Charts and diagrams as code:
----
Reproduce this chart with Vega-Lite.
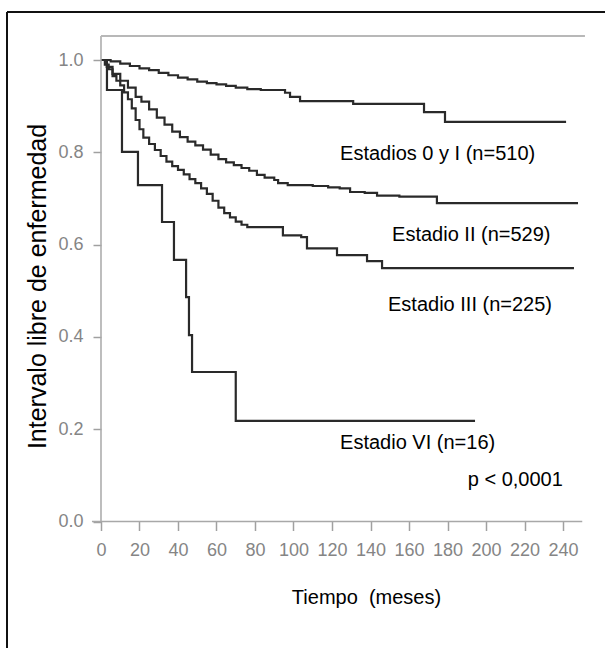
{
  "$schema": "https://vega.github.io/schema/vega-lite/v6.json",
  "width": 598,
  "height": 636,
  "autosize": {"type": "none"},
  "padding": {"left": 7, "top": 12, "right": 0, "bottom": 0},
  "background": "white",
  "config": {"view": {"stroke": null}, "font": "Liberation Sans"},
  "datasets": {
    "curves": [
      {"stage": "0-I", "m": 0, "s": 1.0},
      {"stage": "0-I", "m": 5, "s": 0.997},
      {"stage": "0-I", "m": 10, "s": 0.992},
      {"stage": "0-I", "m": 15, "s": 0.987},
      {"stage": "0-I", "m": 20, "s": 0.982},
      {"stage": "0-I", "m": 25, "s": 0.978},
      {"stage": "0-I", "m": 30, "s": 0.972},
      {"stage": "0-I", "m": 35, "s": 0.967},
      {"stage": "0-I", "m": 40, "s": 0.962},
      {"stage": "0-I", "m": 45, "s": 0.958},
      {"stage": "0-I", "m": 50, "s": 0.953},
      {"stage": "0-I", "m": 55, "s": 0.95},
      {"stage": "0-I", "m": 60, "s": 0.947},
      {"stage": "0-I", "m": 65, "s": 0.944},
      {"stage": "0-I", "m": 70, "s": 0.94},
      {"stage": "0-I", "m": 76, "s": 0.937},
      {"stage": "0-I", "m": 83, "s": 0.935},
      {"stage": "0-I", "m": 95.6, "s": 0.929},
      {"stage": "0-I", "m": 98.2, "s": 0.92},
      {"stage": "0-I", "m": 103.4, "s": 0.911},
      {"stage": "0-I", "m": 131, "s": 0.905},
      {"stage": "0-I", "m": 167.8, "s": 0.887},
      {"stage": "0-I", "m": 178.7, "s": 0.866},
      {"stage": "0-I", "m": 241.6, "s": 0.866},

      {"stage": "II", "m": 0, "s": 1.0},
      {"stage": "II", "m": 3, "s": 0.985},
      {"stage": "II", "m": 6, "s": 0.97},
      {"stage": "II", "m": 10, "s": 0.955},
      {"stage": "II", "m": 14, "s": 0.94},
      {"stage": "II", "m": 18, "s": 0.92},
      {"stage": "II", "m": 21, "s": 0.91},
      {"stage": "II", "m": 25, "s": 0.893},
      {"stage": "II", "m": 29, "s": 0.875},
      {"stage": "II", "m": 33, "s": 0.86},
      {"stage": "II", "m": 37, "s": 0.845},
      {"stage": "II", "m": 41, "s": 0.833},
      {"stage": "II", "m": 45, "s": 0.823},
      {"stage": "II", "m": 49, "s": 0.815},
      {"stage": "II", "m": 53, "s": 0.806},
      {"stage": "II", "m": 57, "s": 0.795},
      {"stage": "II", "m": 61, "s": 0.785},
      {"stage": "II", "m": 65, "s": 0.778},
      {"stage": "II", "m": 69, "s": 0.772},
      {"stage": "II", "m": 73, "s": 0.766},
      {"stage": "II", "m": 77, "s": 0.76},
      {"stage": "II", "m": 81, "s": 0.751},
      {"stage": "II", "m": 85, "s": 0.745},
      {"stage": "II", "m": 90, "s": 0.74},
      {"stage": "II", "m": 92, "s": 0.733},
      {"stage": "II", "m": 97, "s": 0.729},
      {"stage": "II", "m": 110, "s": 0.727},
      {"stage": "II", "m": 118, "s": 0.724},
      {"stage": "II", "m": 124, "s": 0.722},
      {"stage": "II", "m": 129.4, "s": 0.714},
      {"stage": "II", "m": 137, "s": 0.712},
      {"stage": "II", "m": 143.4, "s": 0.706},
      {"stage": "II", "m": 155, "s": 0.704},
      {"stage": "II", "m": 174.5, "s": 0.69},
      {"stage": "II", "m": 247.8, "s": 0.69},

      {"stage": "III", "m": 0, "s": 1.0},
      {"stage": "III", "m": 2, "s": 0.99},
      {"stage": "III", "m": 4, "s": 0.98},
      {"stage": "III", "m": 6, "s": 0.965},
      {"stage": "III", "m": 8, "s": 0.955},
      {"stage": "III", "m": 10, "s": 0.945},
      {"stage": "III", "m": 12, "s": 0.93},
      {"stage": "III", "m": 14, "s": 0.915},
      {"stage": "III", "m": 16, "s": 0.895},
      {"stage": "III", "m": 18, "s": 0.87},
      {"stage": "III", "m": 20, "s": 0.85},
      {"stage": "III", "m": 22, "s": 0.832},
      {"stage": "III", "m": 25, "s": 0.818},
      {"stage": "III", "m": 28, "s": 0.805},
      {"stage": "III", "m": 31, "s": 0.792},
      {"stage": "III", "m": 34, "s": 0.78},
      {"stage": "III", "m": 37, "s": 0.77},
      {"stage": "III", "m": 40, "s": 0.762},
      {"stage": "III", "m": 43, "s": 0.752},
      {"stage": "III", "m": 46, "s": 0.742},
      {"stage": "III", "m": 49, "s": 0.733},
      {"stage": "III", "m": 52, "s": 0.722},
      {"stage": "III", "m": 55, "s": 0.71},
      {"stage": "III", "m": 58, "s": 0.695},
      {"stage": "III", "m": 61, "s": 0.68},
      {"stage": "III", "m": 64, "s": 0.668},
      {"stage": "III", "m": 67, "s": 0.659},
      {"stage": "III", "m": 70, "s": 0.65},
      {"stage": "III", "m": 73, "s": 0.643},
      {"stage": "III", "m": 76, "s": 0.638},
      {"stage": "III", "m": 94.5, "s": 0.62},
      {"stage": "III", "m": 104, "s": 0.616},
      {"stage": "III", "m": 107, "s": 0.592},
      {"stage": "III", "m": 122.6, "s": 0.577},
      {"stage": "III", "m": 138.2, "s": 0.564},
      {"stage": "III", "m": 146, "s": 0.549},
      {"stage": "III", "m": 245.7, "s": 0.549},

      {"stage": "VI", "m": 0, "s": 1.0},
      {"stage": "VI", "m": 3.1, "s": 0.935},
      {"stage": "VI", "m": 10.9, "s": 0.801},
      {"stage": "VI", "m": 19.2, "s": 0.729},
      {"stage": "VI", "m": 31.7, "s": 0.649},
      {"stage": "VI", "m": 37.9, "s": 0.567},
      {"stage": "VI", "m": 44.2, "s": 0.486},
      {"stage": "VI", "m": 45.7, "s": 0.404},
      {"stage": "VI", "m": 47.3, "s": 0.324},
      {"stage": "VI", "m": 70, "s": 0.218},
      {"stage": "VI", "m": 194.3, "s": 0.218}
    ],
    "labels": [
      {"label": "Estadios 0 y I (n=510)", "m": 124.2, "s": 0.797},
      {"label": "Estadio II (n=529)", "m": 151.2, "s": 0.621},
      {"label": "Estadio III (n=225)", "m": 149.1, "s": 0.469},
      {"label": "Estadio VI (n=16)", "m": 124.2, "s": 0.170},
      {"label": "p < 0,0001", "m": 190.5, "s": 0.090}
    ],
    "one": [{}]
  },
  "layer": [
    {
      "data": {"name": "curves"},
      "mark": {"type": "line", "interpolate": "step-after", "color": "#2a2a2a", "strokeWidth": 2.2},
      "encoding": {
        "x": {
          "field": "m", "type": "quantitative",
          "scale": {"domain": [-48.831, 261.818], "nice": false, "zero": false},
          "axis": {
            "values": [0, 20, 40, 60, 80, 100, 120, 140, 160, 180, 200, 220, 240],
            "offset": -126.5, "domain": false, "grid": false,
            "tickSize": 9, "tickColor": "#a0a0a0", "tickWidth": 1.5,
            "labelColor": "#858585", "labelFontSize": 18, "labelPadding": 11,
            "labelFlush": false, "labelOverlap": false,
            "title": "Tiempo\u00a0 (meses)", "titleFontSize": 20, "titleFontWeight": "normal",
            "titleColor": "black", "titleX": 359, "titleY": 82,
            "titleAlign": "center", "titleBaseline": "alphabetic"
          }
        },
        "y": {
          "field": "s", "type": "quantitative",
          "scale": {"domain": [-0.2741, 1.10401], "nice": false, "zero": false},
          "axis": {
            "values": [0, 0.2, 0.4, 0.6, 0.8, 1.0], "format": ".1f",
            "offset": -94, "domain": false, "grid": false,
            "tickSize": 8, "tickColor": "#a0a0a0", "tickWidth": 1.5,
            "labelColor": "#858585", "labelFontSize": 18, "labelPadding": 10,
            "labelFlush": false, "labelOverlap": false,
            "title": "Intervalo libre de enfermedad", "titleFontSize": 25, "titleFontWeight": "normal",
            "titleColor": "black", "titleX": -64, "titleY": 274, "titleAngle": -90,
            "titleAlign": "center", "titleBaseline": "middle"
          }
        },
        "detail": {"field": "stage"}
      }
    },
    {
      "data": {"name": "one"},
      "mark": {"type": "rule", "color": "#111111", "strokeWidth": 2},
      "encoding": {
        "x": {"datum": -48.831, "type": "quantitative"},
        "y": {"datum": -0.2741, "type": "quantitative"},
        "y2": {"datum": 1.10401}
      }
    },
    {
      "data": {"name": "one"},
      "mark": {"type": "rule", "color": "#111111", "strokeWidth": 2},
      "encoding": {
        "x": {"datum": -48.831, "type": "quantitative"},
        "x2": {"datum": 261.818},
        "y": {"datum": 1.10401, "type": "quantitative"}
      }
    },
    {
      "data": {"name": "one"},
      "mark": {"type": "rule", "color": "#a8a8a8", "strokeWidth": 1.5},
      "encoding": {
        "x": {"datum": 0, "type": "quantitative"},
        "y": {"datum": 0, "type": "quantitative"},
        "y2": {"datum": 1.052}
      }
    },
    {
      "data": {"name": "one"},
      "mark": {"type": "rule", "color": "#a8a8a8", "strokeWidth": 1.5},
      "encoding": {
        "x": {"datum": -4.7, "type": "quantitative"},
        "x2": {"datum": 250},
        "y": {"datum": 0, "type": "quantitative"}
      }
    },
    {
      "data": {"name": "one"},
      "mark": {"type": "rule", "color": "#b8b8b8", "strokeWidth": 2},
      "encoding": {
        "x": {"datum": 0, "type": "quantitative"},
        "x2": {"datum": 251.4},
        "y": {"datum": 1.052, "type": "quantitative"}
      }
    },
    {
      "data": {"name": "labels"},
      "mark": {"type": "text", "align": "left", "baseline": "middle", "fontSize": 20, "color": "black"},
      "encoding": {
        "x": {"field": "m", "type": "quantitative"},
        "y": {"field": "s", "type": "quantitative"},
        "text": {"field": "label"}
      }
    }
  ]
}
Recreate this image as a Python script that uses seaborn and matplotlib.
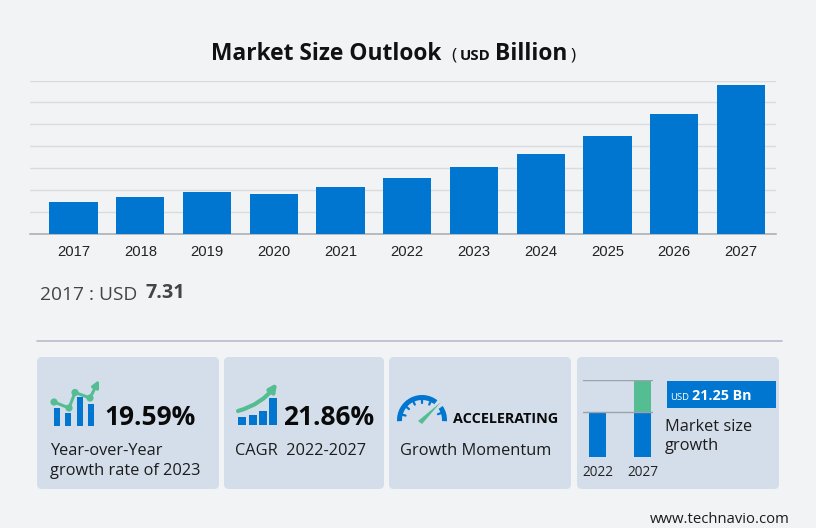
import numpy as np
import pandas as pd
import matplotlib
matplotlib.use("Agg")
import matplotlib.pyplot as plt
from matplotlib.patches import FancyBboxPatch, Rectangle, Wedge, Polygon, Circle, FancyArrowPatch
import seaborn as sns

years = ["2017","2018","2019","2020","2021","2022","2023","2024","2025","2026","2027"]
values = [7.31,8.3,9.5,9.1,10.6,12.7,15.15,18.3,22.3,27.3,33.95]
mini_years = ["2022","2027"]
mini_base = [12.7,12.7]
mini_growth = [0,9.25]
yoy = "19.59%"
cagr = "21.86%"
increment = "21.25 Bn"

BG="#f2f3f5"; CARD="#d4deea"; BLUE="#0076d1"; GREEN="#54bd92"; GRID="#d9dbe0"; INK="#111111"
W,H=816,528
sns.set_theme(style="white")
plt.rcParams['font.family']=['Open Sans','DejaVu Sans']
fig=plt.figure(figsize=(W/100,H/100),dpi=100,facecolor=BG)
def axpx(l,t,r,b,**k):
    return fig.add_axes([l/W,1-b/H,(r-l)/W,(b-t)/H],**k)

# overlay
ov=axpx(0,0,W,H); ov.set_xlim(0,W); ov.set_ylim(H,0); ov.axis("off"); ov.set_facecolor("none")
for l,t,r,b in [(37,357,219,489),(224,357,384,489),(389,357,571,489),(577,357,779,489)]:
    ov.add_patch(FancyBboxPatch((l+5,t+5),r-l-10,b-t-10,boxstyle="round,pad=5,rounding_size=5",fc=CARD,ec="none"))
ov.plot([37,782],[340.5,340.5],color="#b9bcca",lw=1.2)

# main chart
ax=axpx(30,80.5,776,233.5); ax.set_facecolor("none")
df=pd.DataFrame({"year":years,"value":values})
sns.barplot(data=df,x="year",y="value",color=BLUE,saturation=1,width=0.72,ax=ax,zorder=3,linewidth=0,edgecolor="none")
ax.set_xlim(-0.652,10.524); ax.set_ylim(0,35)
ax.set_yticks(range(0,36,5)); ax.set_yticklabels([])
ax.grid(axis="y",color=GRID,lw=1); ax.set_axisbelow(True)
ax.set_xlabel(""); ax.set_ylabel("")
sns.despine(ax=ax,left=True,top=True,right=True,bottom=False)
ax.spines["bottom"].set_color("#a9abb0"); ax.spines["bottom"].set_linewidth(1.1)
ax.tick_params(axis="x",length=0,pad=8.5,labelsize=10.6,labelcolor="#222222")
ax.tick_params(axis="y",length=0)
for t in ax.get_xticklabels(): t.set_family("Liberation Sans")

# titles
def T(x,y,s,size,weight="normal",color=INK,ha="left"):
    return ov.text(x,y,s,fontsize=size,fontweight=weight,color=color,ha=ha,va="baseline")
T(211,60,"Market Size Outlook",16.4,"bold")
T(451,60,"(",12.5,"normal")
T(460,60,"USD",10.8,"bold")
T(495,60,"Billion",16.4,"bold")
T(570,60,")",12.5,"normal")
T(40,299.5,"2017 : USD",13.8,"normal","#444444")
T(145,298.5,"7.31",14.2,"bold","#444444")

# KPI numbers
T(104,425,yoy,19.0,"bold","#0a0a0a")
T(283,425,cagr,19.0,"bold","#0a0a0a")
T(453,423,"ACCELERATING",10.4,"bold","#0a0a0a")
T(50,455,"Year-over-Year",11.75,"normal","#1c1c1c")
T(50,475,"growth rate of 2023",11.75,"normal","#1c1c1c")
T(235,455,"CAGR  2022-2027",11.75,"normal","#1c1c1c")
T(400,455,"Growth Momentum",11.75,"normal","#1c1c1c")
T(665,431,"Market size",11.75,"normal","#1c1c1c")
T(665,450,"growth",11.75,"normal","#1c1c1c")
T(650,523,"www.technavio.com",10.7,"normal","#1c1c1c")

# badge
ov.add_patch(Rectangle((667,381),109,27,fc=BLUE,ec="none"))
T(670,400,"USD",6.8,"normal","white")
T(692,400,increment,10.3,"bold","white")

# icon 1
for l,top in zip([54,65,77,88],[407.7,413,397,404]):
    ov.add_patch(Rectangle((l,top),6.3,426-top,fc=BLUE,ec="none"))
pts=np.array([[54,402],[69,408],[75,392.5],[90,398]])
ov.plot(pts[:,0],pts[:,1],color=GREEN,lw=2.2,solid_capstyle="round")
for p in pts: ov.add_patch(Circle(p,3.6,fc=GREEN,ec="none"))
ov.add_patch(FancyArrowPatch((90,398),(99,380),arrowstyle="-|>",mutation_scale=10,color=GREEN,lw=2.2,shrinkA=0,shrinkB=0))
# icon 2
for l,top in zip([238,249,259,269],[417,414.7,410.7,398]):
    ov.add_patch(Rectangle((l,top),7.7,425-top,fc=BLUE,ec="none"))
ov.add_patch(FancyArrowPatch((238,411),(277,383),connectionstyle="arc3,rad=0.18",arrowstyle="-|>",mutation_scale=11,color=GREEN,lw=3,shrinkA=0,shrinkB=0))
# icon 3
ov.add_patch(Wedge((422,420),25,177,308,width=5,fc=BLUE,ec="none"))
ov.add_patch(Wedge((422,420),25,326,363,width=5,fc=BLUE,ec="none"))
for a in np.radians([195,220,245,270,295,340]):
    ov.plot([422+17*np.cos(a),422+21*np.cos(a)],[420+17*np.sin(a),420+21*np.sin(a)],color=BLUE,lw=1.6)
ov.add_patch(Polygon([[418,421],[422,424],[441,402]],fc=GREEN,ec="none"))

# mini chart
m=axpx(583,380,653,456.7); m.set_facecolor("none")
mdf=pd.DataFrame({"year":mini_years,"base":mini_base,"growth":mini_growth})
sns.barplot(data=mdf,x="year",y="base",color=BLUE,saturation=1,width=0.377,ax=m,zorder=3,linewidth=0,edgecolor="none")
m.bar(mdf["year"],mdf["growth"],bottom=mdf["base"],color=GREEN,width=0.377,zorder=3,linewidth=0)
m.set_xlim(-0.327,1.23); m.set_ylim(0,21.95)
for s in m.spines.values(): s.set_visible(False)
m.axhline(12.7,color="#9aa3ad",lw=1,zorder=4); m.axhline(21.9,color="#9aa3ad",lw=1,zorder=4)
m.set_xlabel(""); m.set_ylabel(""); m.set_yticks([])
m.tick_params(axis="x",length=0,pad=6,labelsize=9.8,labelcolor="#222222")

fig.savefig("out.png",dpi=100,facecolor=BG)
----
● YOUR OBJECTIVE
Pictures excluded, give again exactly and only the lines of the material above from the line with "Recreate this image" through the line with "return fig.add_axes([l/W,1-b/H,(r-l)/W,(b-t)/H],**k)".

● ANSWER BELOW
Recreate this image as a Python script that uses seaborn and matplotlib.
import numpy as np
import pandas as pd
import matplotlib
matplotlib.use("Agg")
import matplotlib.pyplot as plt
from matplotlib.patches import FancyBboxPatch, Rectangle, Wedge, Polygon, Circle, FancyArrowPatch
import seaborn as sns

years = ["2017","2018","2019","2020","2021","2022","2023","2024","2025","2026","2027"]
values = [7.31,8.3,9.5,9.1,10.6,12.7,15.15,18.3,22.3,27.3,33.95]
mini_years = ["2022","2027"]
mini_base = [12.7,12.7]
mini_growth = [0,9.25]
yoy = "19.59%"
cagr = "21.86%"
increment = "21.25 Bn"

BG="#f2f3f5"; CARD="#d4deea"; BLUE="#0076d1"; GREEN="#54bd92"; GRID="#d9dbe0"; INK="#111111"
W,H=816,528
sns.set_theme(style="white")
plt.rcParams['font.family']=['Open Sans','DejaVu Sans']
fig=plt.figure(figsize=(W/100,H/100),dpi=100,facecolor=BG)
def axpx(l,t,r,b,**k):
    return fig.add_axes([l/W,1-b/H,(r-l)/W,(b-t)/H],**k)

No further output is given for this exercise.